**Requirements**
Each line below should be retyped exactly, with no pictures.

**Source material**
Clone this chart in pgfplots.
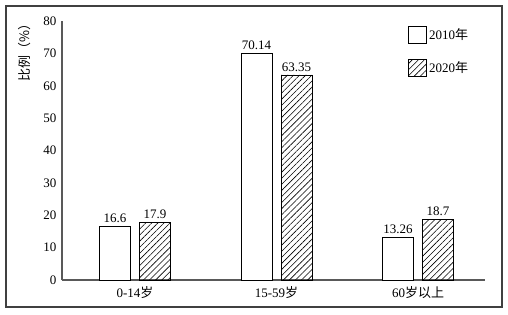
\documentclass[border=0pt]{standalone}
\usepackage{pgfplots}
\pgfplotsset{compat=1.18}
\usepackage{fontspec}
\setmainfont{Liberation Serif}
\newfontfamily\cjk{Noto Sans CJK SC}
\usetikzlibrary{patterns.meta}
\begin{document}
\begin{tikzpicture}
\useasboundingbox (-62pt,-34pt) rectangle (446pt,280pt);
\draw[line width=1.2pt, black!75] (-56pt,-27pt) rectangle (440pt,274pt);
\begin{axis}[
  at={(0pt,0pt)}, anchor=south west,
  width=423pt, height=259pt, scale only axis,
  xmin=-0.516, xmax=2.473, ymin=0, ymax=80,
  axis lines*=left,
  axis line style={draw=black!65, line width=1.3pt},
  major tick length=0pt,
  tick style={draw=none},
  ytick={0,10,...,80},
  xtick={0,1,2},
  xticklabels={0-14{\cjk 岁}, 15-59{\cjk 岁}, 60{\cjk 岁以上}},
  tick label style={font=\fontsize{13}{15}\selectfont},
  /pgf/number format/assume math mode=true,
  yticklabel style={xshift=-2pt},
  xticklabel style={yshift=-3pt},
  ybar, bar width=31pt,
  point meta=explicit symbolic,
  nodes near coords,
  nodes near coords style={font=\fontsize{13}{15}\selectfont, inner sep=1pt, yshift=2pt},
  legend image code/.code={\draw[#1] (0pt,-8.5pt) rectangle (18pt,8.5pt);},
  legend style={draw=none, fill=none, inner sep=0pt, at={(0.818,0.981)}, anchor=north west,
    row sep=15pt, font=\fontsize{13}{15}\selectfont, legend cell align=left,
    nodes={inner sep=2pt}},
  clip=false,
]
\addplot[bar shift=-20pt, draw=black, line width=0.8pt, fill=white]
  coordinates {(0,16.6) [16.6] (1,70.14) [70.14] (2,13.26) [13.26]};
\addlegendentry{2010{\cjk 年}}
\addplot[bar shift=20pt, draw=black, line width=0.8pt,
  pattern={Lines[angle=45, distance=4.3pt, line width=0.6pt]}]
  coordinates {(0,17.9) [17.9] (1,63.35) [63.35] (2,18.7) [18.7]};
\addlegendentry{2020{\cjk 年}}
\node[rotate=90, font=\fontsize{13}{15}\selectfont\cjk] at (rel axis cs:-0.088,0.89) {比例（\%）};
\end{axis}
\end{tikzpicture}
\end{document}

**Correct result**
Clone this chart in pgfplots.
\documentclass[border=0pt]{standalone}
\usepackage{pgfplots}
\pgfplotsset{compat=1.18}
\usepackage{fontspec}
\setmainfont{Liberation Serif}
\newfontfamily\cjk{Noto Sans CJK SC}
\usetikzlibrary{patterns.meta}
\begin{document}
\begin{tikzpicture}
\useasboundingbox (-62pt,-34pt) rectangle (446pt,280pt);
\draw[line width=1.2pt, black!75] (-56pt,-27pt) rectangle (440pt,274pt);
\begin{axis}[
  at={(0pt,0pt)}, anchor=south west,
  width=423pt, height=259pt, scale only axis,
  xmin=-0.516, xmax=2.473, ymin=0, ymax=80,
  axis lines*=left,
  axis line style={draw=black!65, line width=1.3pt},
  major tick length=0pt,
  tick style={draw=none},
  ytick={0,10,...,80},
  xtick={0,1,2},
  xticklabels={0-14{\cjk 岁}, 15-59{\cjk 岁}, 60{\cjk 岁以上}},
  tick label style={font=\fontsize{13}{15}\selectfont},
  /pgf/number format/assume math mode=true,
  yticklabel style={xshift=-2pt},
  xticklabel style={yshift=-3pt},
  ybar, bar width=31pt,
  point meta=explicit symbolic,
  nodes near coords,
  nodes near coords style={font=\fontsize{13}{15}\selectfont, inner sep=1pt, yshift=2pt},
  legend image code/.code={\draw[#1] (0pt,-8.5pt) rectangle (18pt,8.5pt);},
  legend style={draw=none, fill=none, inner sep=0pt, at={(0.818,0.981)}, anchor=north west,
    row sep=15pt, font=\fontsize{13}{15}\selectfont, legend cell align=left,
    nodes={inner sep=2pt}},
  clip=false,
]
\addplot[bar shift=-20pt, draw=black, line width=0.8pt, fill=white]
  coordinates {(0,16.6) [16.6] (1,70.14) [70.14] (2,13.26) [13.26]};
\addlegendentry{2010{\cjk 年}}
\addplot[bar shift=20pt, draw=black, line width=0.8pt,
  pattern={Lines[angle=45, distance=4.3pt, line width=0.6pt]}]
  coordinates {(0,17.9) [17.9] (1,63.35) [63.35] (2,18.7) [18.7]};
\addlegendentry{2020{\cjk 年}}
\node[rotate=90, font=\fontsize{13}{15}\selectfont\cjk] at (rel axis cs:-0.088,0.89) {比例（\%）};
\end{axis}
\end{tikzpicture}
\end{document}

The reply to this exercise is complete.